WORK TO COMPLETE> Include the line with "const monthsPerYear = [10, 12, 6];" and every line before it in the entries below, echoed exactly, but not the pictures.

Figure scripts>

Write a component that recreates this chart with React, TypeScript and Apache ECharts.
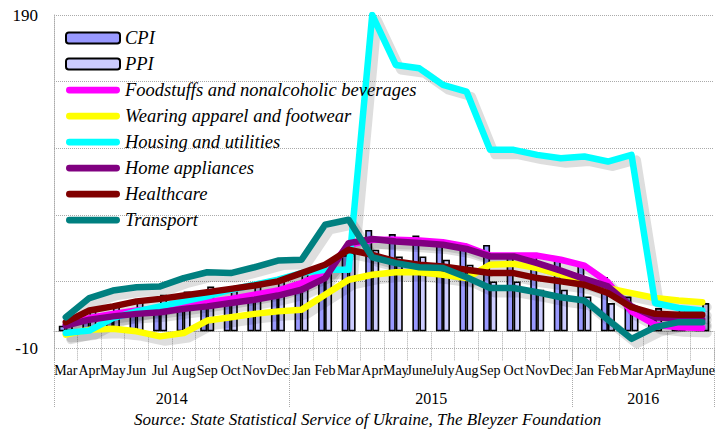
import React, { useEffect, useRef } from 'react';
import * as echarts from 'echarts';

// ---- Data ----
const months = ['Mar', 'Apr', 'May', 'Jun', 'Jul', 'Aug', 'Sep', 'Oct', 'Nov', 'Dec',
  'Jan', 'Feb', 'Mar', 'Apr', 'May', 'June', 'July', 'Aug', 'Sep', 'Oct', 'Nov', 'Dec',
  'Jan', 'Feb', 'Mar', 'Apr', 'May', 'June'];
const years = ['2014', '2015', '2016'];
const monthsPerYear = [10, 12, 6];

const cpi = [3.4, 6.9, 10.9, 12.0, 12.6, 14.2, 17.5, 19.8, 21.2, 24.9,
  28.5, 34.5, 45.8, 60.9, 58.4, 57.5, 55.3, 52.8, 51.9, 46.4, 45.8, 43.3,
  40.3, 32.7, 20.9, 9.8, 7.5, 6.9];
const ppi = [9, 14, 16, 19, 22, 24, 27, 27, 28, 32,
  35, 42, 47, 49, 45, 45, 43, 40, 30, 30, 25, 25,
  21, 17, 12, 14, 15, 17];

const foodstuffs = [4, 8, 10.5, 12.5, 13.5, 15.5, 17.5, 19.5, 22, 24.5,
  29, 35, 52, 55, 55, 54.5, 53.5, 51, 45.5, 45.5, 45.5, 43,
  39.5, 29.5, 12, 4, 2.5, 2];
const apparel = [-2, 1, 1.5, 0, -3, -1, 6.5, 8.5, 10.5, 12,
  13, 22, 31, 34, 35.5, 35.5, 34, 32, 40, 40.5, 38, 34,
  30, 26, 23, 20, 18.5, 17.5];
const housing = [-1, 0.5, 8, 12, 15, 18, 21, 25, 28, 31,
  35, 37, 37, 190, 160, 158, 148, 144, 109, 109, 106, 104,
  105, 102, 106, 17, 14, 12.5];
const appliances = [3.5, 7, 9, 10.5, 11.5, 13.5, 15, 17, 19, 21.5,
  25, 32, 53, 55.5, 54, 53, 52, 49.5, 45, 45, 41, 36.5,
  31.5, 27, 15, 8.5, 7.5, 7];
const healthcare = [5.5, 12.5, 15, 18, 19.5, 21.5, 23.5, 25.5, 27.5, 30,
  35, 40, 49, 46, 42, 40, 39, 37, 35, 35, 32, 30,
  28, 23, 14.5, 10.5, 10, 10];
const transport = [8.5, 20, 24.5, 26.5, 27, 32, 35.5, 35, 38.5, 42.5,
  43, 64, 67, 44.5, 41, 38.5, 38, 32.5, 26, 26, 23.5, 20.5,
  18.5, 7, -4.5, 2.5, 5.5, 5.5];

const yTickLabels = [-10, 190];

const lineSeriesDefs = [
  { name: 'Foodstuffs and nonalcoholic beverages', data: foodstuffs, color: '#ff00ff' },
  { name: 'Wearing apparel and footwear', data: apparel, color: '#ffff00' },
  { name: 'Housing and utilities', data: housing, color: '#00ffff' },
  { name: 'Home appliances', data: appliances, color: '#800080' },
  { name: 'Healthcare', data: healthcare, color: '#800000' },
  { name: 'Transport', data: transport, color: '#008080' },
];

const SERIF = '"Liberation Serif", "Times New Roman", serif';
const LINE_ICON = 'path://M3.5,0 L52.5,0 A3.5,3.5 0 0 1 52.5,7 L3.5,7 A3.5,3.5 0 0 1 3.5,0 Z';

export default function App() {
  const ref = useRef<HTMLDivElement>(null);

  useEffect(() => {
    if (!ref.current) return;
    const chart = echarts.init(ref.current, null, { renderer: 'svg' });

    // year boundaries and centers derived from month counts
    const yearBounds: number[] = [0];
    const yearCenters: number[] = [];
    monthsPerYear.forEach((n) => {
      const start = yearBounds[yearBounds.length - 1];
      yearCenters.push(start + n / 2);
      yearBounds.push(start + n);
    });
    const totalMonths = yearBounds[yearBounds.length - 1];

    const dotted = { color: '#aaaaaa', type: 'dotted' as const, width: 1 };

    const option: any = {
      animation: false,
      backgroundColor: '#ffffff',
      title: [
        {
          text: 'Source: State Statistical Service of Ukraine, The Bleyzer Foundation',
          left: 129,
          top: 406,
          textStyle: { fontFamily: SERIF, fontStyle: 'italic', fontWeight: 'normal', fontSize: 17, lineHeight: 17, color: '#000' },
        },
      ],
      grid: [
        { left: 54, right: 11, top: 15, bottom: 81 },
        // offset copy of the plot used for the drop shadows of the lines
        { left: 59, right: 6, top: 20, bottom: 76, show: false },
      ],
      legend: {
        orient: 'vertical',
        left: 65,
        top: 28,
        padding: 0,
        itemWidth: 54,
        itemHeight: 11,
        itemGap: 6,
        symbolKeepAspect: true,
        textStyle: { fontFamily: SERIF, fontStyle: 'italic', fontSize: 18.5, color: '#000', lineHeight: 20 },
        data: [
          { name: 'CPI', icon: 'roundRect' },
          { name: 'PPI', icon: 'roundRect' },
          ...lineSeriesDefs.map((s) => ({ name: s.name, icon: LINE_ICON })),
        ],
      },
      xAxis: [
        {
          type: 'category',
          data: months,
          boundaryGap: true,
          position: 'bottom',
          axisLine: { show: true, lineStyle: dotted },
          axisTick: { show: true, interval: 0, length: 30, lineStyle: dotted },
          axisLabel: { interval: 0, margin: 15, fontSize: 14, fontFamily: SERIF, color: '#000', hideOverlap: false },
          splitLine: { show: false },
        },
        {
          type: 'value',
          min: 0,
          max: totalMonths,
          position: 'bottom',
          axisLine: { show: false },
          splitLine: { show: false },
          axisTick: { show: true, customValues: yearBounds, length: 60, lineStyle: dotted },
          axisLabel: {
            customValues: yearCenters,
            formatter: (v: number) => {
              const i = yearCenters.indexOf(v);
              return i >= 0 ? years[i] : '';
            },
            margin: 42,
            fontSize: 16,
            fontFamily: SERIF,
            color: '#000',
          },
        },
        {
          type: 'category',
          data: months,
          boundaryGap: true,
          gridIndex: 1,
          show: false,
        },
      ],
      yAxis: [
        {
          type: 'value',
          min: -10,
          max: 190,
          interval: 40,
          axisLine: { show: true, lineStyle: dotted },
          axisTick: { show: false },
          splitLine: { show: true, lineStyle: dotted },
          axisLabel: {
            formatter: (v: number) => (yTickLabels.includes(v) ? String(v) : ''),
            fontSize: 17,
            fontFamily: SERIF,
            color: '#000',
            margin: 16,
          },
        },
        {
          type: 'value',
          min: -10,
          max: 190,
          interval: 40,
          gridIndex: 1,
          show: false,
          splitLine: { show: false },
        },
      ],
      series: [
        {
          type: 'bar',
          name: 'CPI',
          data: cpi,
          barWidth: 7,
          barGap: '0%',
          itemStyle: { color: '#9999ff', borderColor: '#000', borderWidth: 1.6 },
        },
        {
          type: 'bar',
          name: 'PPI',
          data: ppi,
          barWidth: 7,
          barGap: '0%',
          itemStyle: { color: '#ccccff', borderColor: '#000', borderWidth: 1.6 },
        },
        ...lineSeriesDefs.map((s, i) => ({
          type: 'line',
          name: 'shadow-' + i,
          data: s.data,
          xAxisIndex: 2,
          yAxisIndex: 1,
          symbol: 'none',
          silent: true,
          lineStyle: { color: 'rgba(0,0,0,0.13)', width: 9, cap: 'round', join: 'round' },
        })),
        ...lineSeriesDefs.map((s) => ({
          type: 'line',
          name: s.name,
          data: s.data,
          symbol: 'none',
          itemStyle: { color: s.color },
          lineStyle: { color: s.color, width: 6.5, cap: 'round', join: 'round' },
        })),
      ],
    };

    chart.setOption(option);
    return () => chart.dispose();
  }, []);

  return (
    <div
      ref={ref}
      style={{ position: 'fixed', left: 0, top: 0, width: 725, height: 429, background: '#fff' }}
    />
  );
}
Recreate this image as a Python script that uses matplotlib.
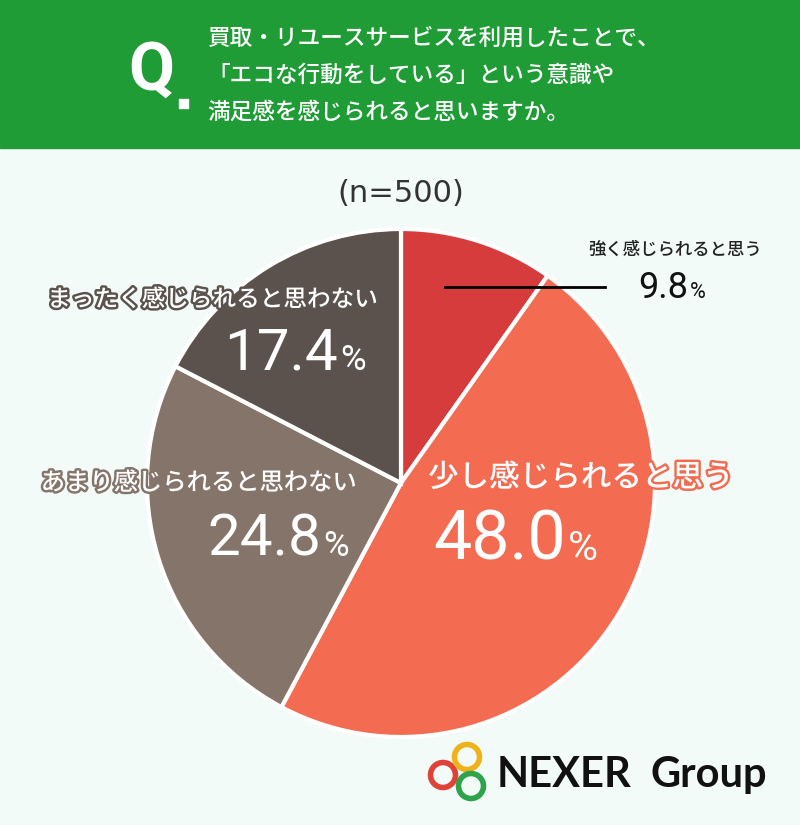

FULL RESPONSE>
Write a component that recreates this chart with React, TypeScript and Apache ECharts.
import React, { useEffect, useRef } from 'react';
import * as echarts from 'echarts';

// ---- Data ----
const months = ['Mar', 'Apr', 'May', 'Jun', 'Jul', 'Aug', 'Sep', 'Oct', 'Nov', 'Dec',
  'Jan', 'Feb', 'Mar', 'Apr', 'May', 'June', 'July', 'Aug', 'Sep', 'Oct', 'Nov', 'Dec',
  'Jan', 'Feb', 'Mar', 'Apr', 'May', 'June'];
const years = ['2014', '2015', '2016'];
const monthsPerYear = [10, 12, 6];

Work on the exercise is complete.